Can you copy out the data exactly? Leave the images out.

*****

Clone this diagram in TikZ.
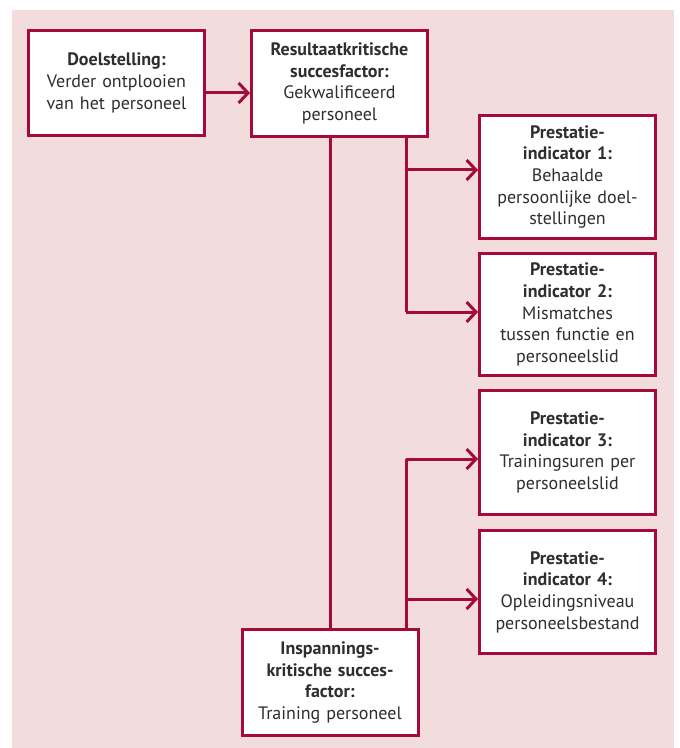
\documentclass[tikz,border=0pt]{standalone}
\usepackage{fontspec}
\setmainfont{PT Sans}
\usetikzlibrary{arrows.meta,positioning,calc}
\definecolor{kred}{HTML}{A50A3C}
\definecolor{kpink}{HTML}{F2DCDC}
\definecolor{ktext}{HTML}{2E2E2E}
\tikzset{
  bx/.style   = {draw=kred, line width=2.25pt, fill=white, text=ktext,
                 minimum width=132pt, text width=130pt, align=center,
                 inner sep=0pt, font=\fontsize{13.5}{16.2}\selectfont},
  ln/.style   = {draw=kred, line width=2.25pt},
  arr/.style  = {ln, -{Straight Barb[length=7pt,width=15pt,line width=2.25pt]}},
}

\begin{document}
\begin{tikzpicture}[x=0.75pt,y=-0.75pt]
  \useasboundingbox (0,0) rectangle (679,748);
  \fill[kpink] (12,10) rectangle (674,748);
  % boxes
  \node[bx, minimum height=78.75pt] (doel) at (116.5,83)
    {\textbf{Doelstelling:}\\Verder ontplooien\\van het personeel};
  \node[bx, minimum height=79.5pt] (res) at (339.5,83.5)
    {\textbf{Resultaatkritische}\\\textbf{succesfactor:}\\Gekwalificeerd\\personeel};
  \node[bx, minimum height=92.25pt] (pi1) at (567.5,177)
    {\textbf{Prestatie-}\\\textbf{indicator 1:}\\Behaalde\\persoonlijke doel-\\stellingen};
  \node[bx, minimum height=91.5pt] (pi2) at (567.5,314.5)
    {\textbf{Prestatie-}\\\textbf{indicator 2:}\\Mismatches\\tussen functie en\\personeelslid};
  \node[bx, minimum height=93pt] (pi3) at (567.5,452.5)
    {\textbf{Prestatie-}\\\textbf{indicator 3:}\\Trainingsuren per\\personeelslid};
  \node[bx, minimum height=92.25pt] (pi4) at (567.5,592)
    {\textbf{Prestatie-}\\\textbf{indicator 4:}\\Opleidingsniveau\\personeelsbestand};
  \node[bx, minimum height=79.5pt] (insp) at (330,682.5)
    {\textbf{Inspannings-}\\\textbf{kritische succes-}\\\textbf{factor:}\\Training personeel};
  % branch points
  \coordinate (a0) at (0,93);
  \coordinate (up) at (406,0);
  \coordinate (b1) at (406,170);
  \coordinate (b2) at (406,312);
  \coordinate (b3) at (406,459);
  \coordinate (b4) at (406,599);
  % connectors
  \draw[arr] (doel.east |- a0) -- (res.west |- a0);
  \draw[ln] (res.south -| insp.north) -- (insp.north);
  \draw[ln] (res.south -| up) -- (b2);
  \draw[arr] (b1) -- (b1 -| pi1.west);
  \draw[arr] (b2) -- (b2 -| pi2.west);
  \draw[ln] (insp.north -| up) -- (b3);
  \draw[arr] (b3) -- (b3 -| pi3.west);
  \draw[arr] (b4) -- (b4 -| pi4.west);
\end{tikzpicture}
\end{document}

*****

Response to this exercise:
Clone this diagram in TikZ.
\documentclass[tikz,border=0pt]{standalone}
\usepackage{fontspec}
\setmainfont{PT Sans}
\usetikzlibrary{arrows.meta,positioning,calc}
\definecolor{kred}{HTML}{A50A3C}
\definecolor{kpink}{HTML}{F2DCDC}
\definecolor{ktext}{HTML}{2E2E2E}
\tikzset{
  bx/.style   = {draw=kred, line width=2.25pt, fill=white, text=ktext,
                 minimum width=132pt, text width=130pt, align=center,
                 inner sep=0pt, font=\fontsize{13.5}{16.2}\selectfont},
  ln/.style   = {draw=kred, line width=2.25pt},
  arr/.style  = {ln, -{Straight Barb[length=7pt,width=15pt,line width=2.25pt]}},
}

\begin{document}
\begin{tikzpicture}[x=0.75pt,y=-0.75pt]
  \useasboundingbox (0,0) rectangle (679,748);
  \fill[kpink] (12,10) rectangle (674,748);
  % boxes
  \node[bx, minimum height=78.75pt] (doel) at (116.5,83)
    {\textbf{Doelstelling:}\\Verder ontplooien\\van het personeel};
  \node[bx, minimum height=79.5pt] (res) at (339.5,83.5)
    {\textbf{Resultaatkritische}\\\textbf{succesfactor:}\\Gekwalificeerd\\personeel};
  \node[bx, minimum height=92.25pt] (pi1) at (567.5,177)
    {\textbf{Prestatie-}\\\textbf{indicator 1:}\\Behaalde\\persoonlijke doel-\\stellingen};
  \node[bx, minimum height=91.5pt] (pi2) at (567.5,314.5)
    {\textbf{Prestatie-}\\\textbf{indicator 2:}\\Mismatches\\tussen functie en\\personeelslid};
  \node[bx, minimum height=93pt] (pi3) at (567.5,452.5)
    {\textbf{Prestatie-}\\\textbf{indicator 3:}\\Trainingsuren per\\personeelslid};
  \node[bx, minimum height=92.25pt] (pi4) at (567.5,592)
    {\textbf{Prestatie-}\\\textbf{indicator 4:}\\Opleidingsniveau\\personeelsbestand};
  \node[bx, minimum height=79.5pt] (insp) at (330,682.5)
    {\textbf{Inspannings-}\\\textbf{kritische succes-}\\\textbf{factor:}\\Training personeel};
  % branch points
  \coordinate (a0) at (0,93);
  \coordinate (up) at (406,0);
  \coordinate (b1) at (406,170);
  \coordinate (b2) at (406,312);
  \coordinate (b3) at (406,459);
  \coordinate (b4) at (406,599);
  % connectors
  \draw[arr] (doel.east |- a0) -- (res.west |- a0);
  \draw[ln] (res.south -| insp.north) -- (insp.north);
  \draw[ln] (res.south -| up) -- (b2);
  \draw[arr] (b1) -- (b1 -| pi1.west);
  \draw[arr] (b2) -- (b2 -| pi2.west);
  \draw[ln] (insp.north -| up) -- (b3);
  \draw[arr] (b3) -- (b3 -| pi3.west);
  \draw[arr] (b4) -- (b4 -| pi4.west);
\end{tikzpicture}
\end{document}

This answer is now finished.